*STORED DATA:*
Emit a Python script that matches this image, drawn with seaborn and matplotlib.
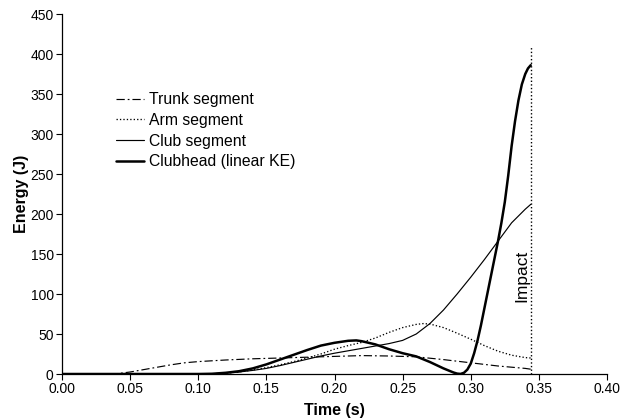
import matplotlib
matplotlib.use("Agg")
import matplotlib.pyplot as plt
import seaborn as sns
import pandas as pd

# Segment energies during the downswing (time in s, energy in J)
trunk_t = [0.00, 0.03, 0.04, 0.05, 0.06, 0.07, 0.08, 0.09, 0.10, 0.12, 0.14, 0.16,
           0.18, 0.20, 0.22, 0.24, 0.26, 0.28, 0.30, 0.32, 0.34, 0.344]
trunk_e = [0.0, 0.0, 0.3, 2.5, 5.5, 8.5, 11.5, 14.0, 15.5, 17.5, 19.0, 20.0,
           21.0, 22.0, 23.0, 22.5, 21.5, 18.0, 14.0, 10.0, 7.0, 6.0]

arm_t = [0.00, 0.10, 0.11, 0.12, 0.13, 0.14, 0.15, 0.16, 0.17, 0.18, 0.19, 0.20,
         0.21, 0.22, 0.23, 0.24, 0.25, 0.26, 0.265, 0.27, 0.28, 0.29, 0.30,
         0.31, 0.32, 0.33, 0.34, 0.344]
arm_e = [0.0, 0.0, 0.3, 1.0, 2.5, 5.0, 8.0, 11.5, 15.5, 20.0, 25.0, 31.0,
         35.5, 39.5, 45.0, 52.0, 58.0, 62.0, 63.0, 62.5, 58.0, 51.0, 43.5,
         35.5, 28.5, 23.5, 20.5, 20.0]

club_t = [0.00, 0.10, 0.11, 0.12, 0.13, 0.14, 0.15, 0.16, 0.17, 0.18, 0.19, 0.20,
          0.21, 0.22, 0.23, 0.24, 0.25, 0.26, 0.27, 0.28, 0.29, 0.30, 0.31,
          0.32, 0.33, 0.34, 0.344]
club_e = [0.0, 0.0, 0.3, 1.0, 2.5, 4.5, 7.0, 10.5, 14.5, 18.5, 22.5, 26.0,
          29.0, 32.0, 35.0, 38.0, 42.0, 50.0, 63.0, 80.0, 100.0, 121.0, 143.0,
          166.0, 189.0, 206.0, 212.0]

head_t = [0.00, 0.10, 0.11, 0.12, 0.13, 0.14, 0.15, 0.16, 0.17, 0.18, 0.19, 0.20,
          0.21, 0.216, 0.22, 0.23, 0.24, 0.25, 0.26, 0.27, 0.28, 0.285, 0.2875,
          0.29, 0.2925, 0.295, 0.2975, 0.30, 0.3025, 0.305, 0.3075, 0.31,
          0.3125, 0.315, 0.3175, 0.32, 0.3225, 0.325, 0.3275, 0.33, 0.3325,
          0.335, 0.3375, 0.34, 0.342, 0.344]
head_e = [0.0, 0.0, 0.3, 1.5, 3.5, 7.0, 12.0, 18.0, 24.0, 30.0, 35.5, 39.0,
          41.5, 42.0, 41.0, 37.0, 31.0, 26.0, 22.0, 15.0, 7.0, 3.5, 1.8,
          0.5, 0.1, 1.5, 5.5, 13.0, 26.0, 42.0, 61.0, 82.0,
          103.0, 124.0, 145.0, 166.0, 189.0, 215.0, 248.0, 285.0, 316.0,
          342.0, 362.0, 375.0, 382.0, 386.0]

impact_t = 0.344
impact_top = 410

labels = ["Trunk segment", "Arm segment", "Club segment", "Clubhead (linear KE)"]

sns.set_style("ticks")
plt.rcParams["font.family"] = ["Liberation Sans", "DejaVu Sans"]
plt.rcParams["text.color"] = "black"
plt.rcParams["axes.labelcolor"] = "black"

fig = plt.figure(figsize=(6.31, 4.20), dpi=100)
ax = fig.add_axes([62 / 631, 46 / 420, 545 / 631, 360 / 420])

series = [
    (trunk_t, trunk_e, dict(lw=0.85, dashes=(7, 2.5, 1.5, 2.5))),
    (arm_t, arm_e, dict(lw=0.95, dashes=(1, 1.6))),
    (club_t, club_e, dict(lw=0.85)),
    (head_t, head_e, dict(lw=1.8)),
]
for (t, e, style), name in zip(series, labels):
    df = pd.DataFrame({"Time": t, "Energy": e})
    sns.lineplot(data=df, x="Time", y="Energy", ax=ax, color="black",
                 label=name, **style)

# Moment of ball impact
ax.plot([impact_t, impact_t], [0, impact_top], color="black", lw=1.0,
        dashes=(1, 1.6))
ax.text(impact_t - 0.0012, 90, "Impact", rotation=90, ha="right", va="bottom",
        fontsize=12.5, color="black")

ax.set_xlim(0, 0.40)
ax.set_ylim(0, 450)
ax.set_xticks([0.00, 0.05, 0.10, 0.15, 0.20, 0.25, 0.30, 0.35, 0.40])
ax.set_xticklabels([f"{v:.2f}" for v in ax.get_xticks()])
ax.set_yticks(range(0, 451, 50))
ax.tick_params(axis="both", labelsize=10, length=4, width=0.8, pad=2,
               color="black", labelcolor="black")
for side in ("left", "bottom"):
    ax.spines[side].set_color("black")
    ax.spines[side].set_linewidth(0.9)
sns.despine(ax=ax)

ax.set_xlabel("Time (s)", fontsize=11.5, fontweight="bold", labelpad=5,
              color="black")
ax.set_ylabel("Energy (J)", fontsize=11.5, fontweight="bold", labelpad=1,
              color="black")

leg = ax.legend(loc="upper left", bbox_to_anchor=(0.088, 0.80), frameon=False,
                fontsize=11.3, handlelength=1.8, handletextpad=0.3,
                labelspacing=0.36, borderaxespad=0, labelcolor="black")

fig.savefig("out.png", dpi=100, facecolor="white")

*DIRECTIVE:* Copy down every line of the material above that includes the string "matplotlib".

*FULL ANSWER:*
Emit a Python script that matches this image, drawn with seaborn and matplotlib.
import matplotlib
matplotlib.use("Agg")
import matplotlib.pyplot as plt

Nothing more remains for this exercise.